Charts and diagrams as code:
-- Start --
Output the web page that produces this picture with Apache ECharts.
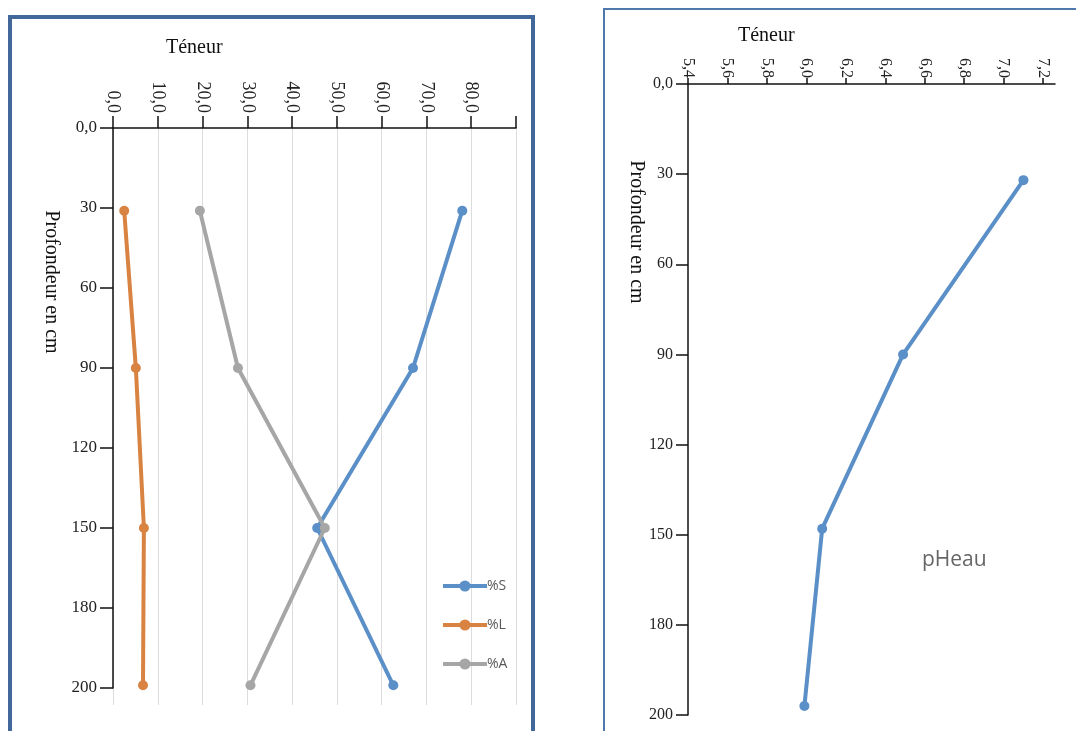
<!DOCTYPE html>
<html>
<head>
<meta charset="utf-8">
<script src="https://cdn.jsdelivr.net/npm/echarts@6/dist/echarts.min.js"></script>
<style>html,body{margin:0;padding:0;background:#fff}#c{width:1076px;height:731px}</style>
</head>
<body>
<div id="c"></div>
<script>
// ---- Data ----
const depthLabels = ['0,0','30','60','90','120','150','180','200'];
const granuloDepth = [31, 90, 150, 209];
const sable  = [78.0, 67.0, 45.6, 62.6];   // %S
const limon  = [2.5, 5.1, 6.9, 6.7];       // %L
const argile = [19.4, 27.9, 47.3, 30.7];   // %A
const phDepth = [32, 90, 148, 207];
const pHeau = [7.10, 6.49, 6.08, 5.99];
const seriesNames = ['%S', '%L', '%A'];

const serif = 'Liberation Serif';
const colS = '#5b8fc7', colL = '#d98342', colA = '#a6a6a6';

const depthFmt = v => depthLabels[Math.round(v / 30)] ?? '';
const commaFmt = v => (Math.abs(v - 90) < 1e-6 ? '' : v.toFixed(1).replace('.', ','));

const chart = echarts.init(document.getElementById('c'));
const pts = (xs, ys) => xs.map((x, i) => [x, ys[i]]);

chart.setOption({
  backgroundColor: '#ffffff',
  animation: false,
  grid: [
    { left: 113, top: 128, width: 403, height: 560 },
    { left: 113, top: 128, width: 403, height: 577 },
    { left: 688, top: 84, width: 367, height: 631 }
  ],
  xAxis: [
    { gridIndex: 0, type: 'value', position: 'top', min: 0, max: 90, interval: 10,
      axisLine: { show: true, lineStyle: { color: '#111', width: 1.5 } },
      axisTick: { show: true, inside: false, length: 12, lineStyle: { color: '#111', width: 1.5 } },
      axisLabel: { rotate: -90, margin: 15, formatter: commaFmt, fontFamily: serif, fontSize: 18, color: '#222' },
      splitLine: { show: false } },
    { gridIndex: 1, type: 'value', min: 0, max: 90, interval: 10,
      axisLine: { show: false }, axisTick: { show: false }, axisLabel: { show: false },
      splitLine: { show: true, lineStyle: { color: '#dcdcdc', width: 1 } } },
    { gridIndex: 2, type: 'value', position: 'top', min: 5.4, max: 7.26, interval: 0.2,
      axisLine: { show: true, lineStyle: { color: '#111', width: 1.5 } },
      axisTick: { show: true, length: 6, lineStyle: { color: '#111', width: 1.5 } },
      axisLabel: { rotate: -90, margin: 6, formatter: v => v.toFixed(1).replace('.', ','), fontFamily: serif, fontSize: 16, color: '#222' },
      splitLine: { show: false } }
  ],
  yAxis: [
    { gridIndex: 0, type: 'value', inverse: true, min: 0, max: 210, interval: 30,
      axisLine: { show: true, lineStyle: { color: '#111', width: 1.5 } },
      axisTick: { show: true, length: 13, lineStyle: { color: '#111', width: 1.5 } },
      axisLabel: { margin: 16, formatter: depthFmt, fontFamily: serif, fontSize: 17, color: '#222' },
      splitLine: { show: false } },
    { gridIndex: 1, type: 'value', inverse: true, min: 0, max: 210, show: false },
    { gridIndex: 2, type: 'value', inverse: true, min: 0, max: 210, interval: 30,
      axisLine: { show: true, lineStyle: { color: '#111', width: 1.5 } },
      axisTick: { show: true, length: 12, lineStyle: { color: '#111', width: 1.5 } },
      axisLabel: { margin: 15, formatter: depthFmt, fontFamily: serif, fontSize: 16, color: '#222' },
      splitLine: { show: false } }
  ],
  legend: {
    left: 436, top: 574, orient: 'vertical', itemWidth: 44, itemHeight: 14, itemGap: 25,
    data: seriesNames,
    lineStyle: { width: 4 },
    textStyle: { fontFamily: 'Open Sans', fontSize: 14, color: '#595959', padding: [0, 0, 0, -5] }
  },
  series: [
    { name: '%S', type: 'line', xAxisIndex: 0, yAxisIndex: 0, data: pts(sable, granuloDepth),
      symbol: 'circle', symbolSize: 10, lineStyle: { width: 4, color: colS }, itemStyle: { color: colS } },
    { name: '%L', type: 'line', xAxisIndex: 0, yAxisIndex: 0, data: pts(limon, granuloDepth),
      symbol: 'circle', symbolSize: 10, lineStyle: { width: 4, color: colL }, itemStyle: { color: colL } },
    { name: '%A', type: 'line', xAxisIndex: 0, yAxisIndex: 0, data: pts(argile, granuloDepth),
      symbol: 'circle', symbolSize: 10, lineStyle: { width: 4, color: colA }, itemStyle: { color: colA } },
    { name: 'pHeau', type: 'line', xAxisIndex: 2, yAxisIndex: 2, data: pts(pHeau, phDepth),
      symbol: 'circle', symbolSize: 10, lineStyle: { width: 4, color: colS }, itemStyle: { color: colS } }
  ],
  graphic: [
    { type: 'rect', shape: { x: 10, y: 17, width: 523, height: 740 }, style: { fill: 'none', stroke: '#41679b', lineWidth: 4 }, z: 100 },
    { type: 'rect', shape: { x: 604, y: 9, width: 480, height: 740 }, style: { fill: 'none', stroke: '#4f78ad', lineWidth: 2 }, z: 100 },
    { type: 'text', left: 166, top: 38, style: { text: 'Téneur', font: '20px "Liberation Serif"', fill: '#111' } },
    { type: 'text', left: 738, top: 26, style: { text: 'Téneur', font: '20px "Liberation Serif"', fill: '#111' } },
    { type: 'text', x: 51, y: 282, rotation: -Math.PI / 2,
      style: { text: 'Profondeur en cm', font: '20px "Liberation Serif"', fill: '#111', align: 'center', verticalAlign: 'middle' } },
    { type: 'text', x: 636, y: 232, rotation: -Math.PI / 2,
      style: { text: 'Profondeur en cm', font: '20px "Liberation Serif"', fill: '#111', align: 'center', verticalAlign: 'middle' } },
    { type: 'text', left: 922, top: 550, style: { text: 'pHeau', font: '21px "Open Sans"', fill: '#666' } }
  ]
});
</script>
</body>
</html>
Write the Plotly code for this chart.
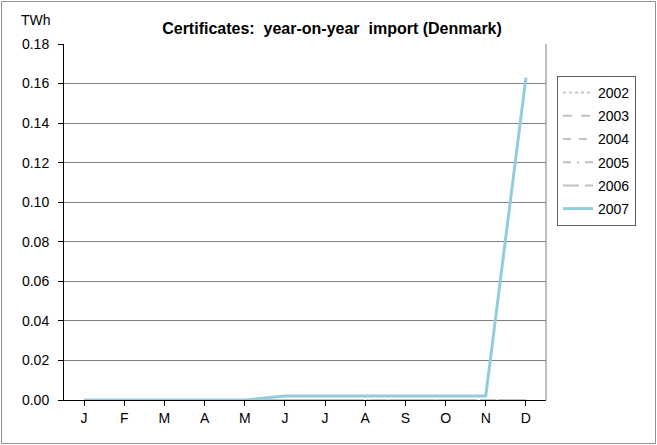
import plotly.graph_objects as go

months = ["J", "F", "M", "A", "M", "J", "J", "A", "S", "O", "N", "D"]
years = ["2002", "2003", "2004", "2005", "2006", "2007"]
v2002 = [0, 0, 0, 0, 0, 0, 0, 0, 0, 0, 0, 0]
v2003 = [0, 0, 0, 0, 0, 0, 0, 0, 0, 0, 0, 0]
v2004 = [0, 0, 0, 0, 0, 0, 0, 0, 0, 0, 0, 0]
v2005 = [0, 0, 0, 0, 0, 0, 0, 0, 0, 0, 0, 0]
v2006 = [0, 0, 0, 0, 0, 0, 0, 0, 0, 0, 0, 0]
v2007 = [0, 0, 0, 0, 0, 0.002, 0.002, 0.002, 0.002, 0.002, 0.002, 0.163]
series = [v2002, v2003, v2004, v2005, v2006, v2007]
dashes = ["dot", "dash", "8px,8px", "8px,6px,2px,6px", "16px,6px", "solid"]
colors = ["#c8c8c8", "#c0c0c0", "#c0c0c0", "#c0c0c0", "#c0c0c0", "#93cddd"]
widths = [2, 2, 2, 2, 2, 3]

W, H = 657, 445
L, R, T, B = 64, 546, 44, 400

fig = go.Figure()
xs = list(range(len(months)))
for name, vals, d, c, w in zip(years, series, dashes, colors, widths):
    fig.add_trace(go.Scatter(x=xs, y=vals, mode="lines", name=name,
                             legendgroup=name,
                             line=dict(color=c, width=w, dash=d)))

fig.update_layout(
    width=W, height=H,
    margin=dict(l=L, r=W - R, t=T, b=H - B),
    paper_bgcolor="white", plot_bgcolor="white",
    font=dict(family="Liberation Sans, Arial, sans-serif", size=14, color="black"),
    showlegend=True,
    legend=dict(x=(557 - L) / (R - L), y=(B - 76) / (B - T), xanchor="left", yanchor="top",
                bordercolor="#606060", borderwidth=1, bgcolor="white",
                tracegroupgap=2, font=dict(size=14)),
    title=dict(text="<b>Certificates:  year-on-year  import (Denmark)</b>",
               x=332 / W, xanchor="center", y=1 - 28 / H, yanchor="middle",
               font=dict(size=16)),
    xaxis=dict(range=[-0.5, 11.5], tickmode="array", tickvals=xs, ticktext=months,
               tickson="boundaries", ticks="outside", ticklen=5, tickcolor="black",
               showline=True, linecolor="black", linewidth=1, showgrid=False,
               zeroline=False, fixedrange=True),
    yaxis=dict(range=[0, 0.18], dtick=0.02, tickformat=".2f", ticks="outside",
               ticklen=5, tickcolor="black", showline=True, linecolor="black",
               linewidth=1, showgrid=True, gridcolor="#808080", gridwidth=1,
               zeroline=False, fixedrange=True, ticklabelstandoff=6),
    annotations=[dict(text="TWh", xref="paper", yref="paper",
                      x=(19 - L) / (R - L), y=(B - 20) / (B - T),
                      xanchor="left", yanchor="middle", showarrow=False,
                      font=dict(size=14))],
    shapes=[
        dict(type="line", xref="paper", yref="paper", x0=1, x1=1, y0=0, y1=1,
             line=dict(color="#808080", width=1)),
        dict(type="rect", xref="paper", yref="paper",
             x0=(1.5 - L) / (R - L), x1=(655.5 - L) / (R - L),
             y0=(B - 443.5) / (B - T), y1=(B - 1.5) / (B - T),
             line=dict(color="#909090", width=1), layer="below"),
    ],
)

fig.write_html("out.html", config={"displayModeBar": False},
               post_script="document.body.style.margin='0';")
-- End --
Leave out the pictures, and copy only the lines from the one holding "Write the Plotly code for this chart." through the one holding "import plotly.graph_objects as go", exactly as written.

• Solution for this exercise
Write the Plotly code for this chart.
import plotly.graph_objects as go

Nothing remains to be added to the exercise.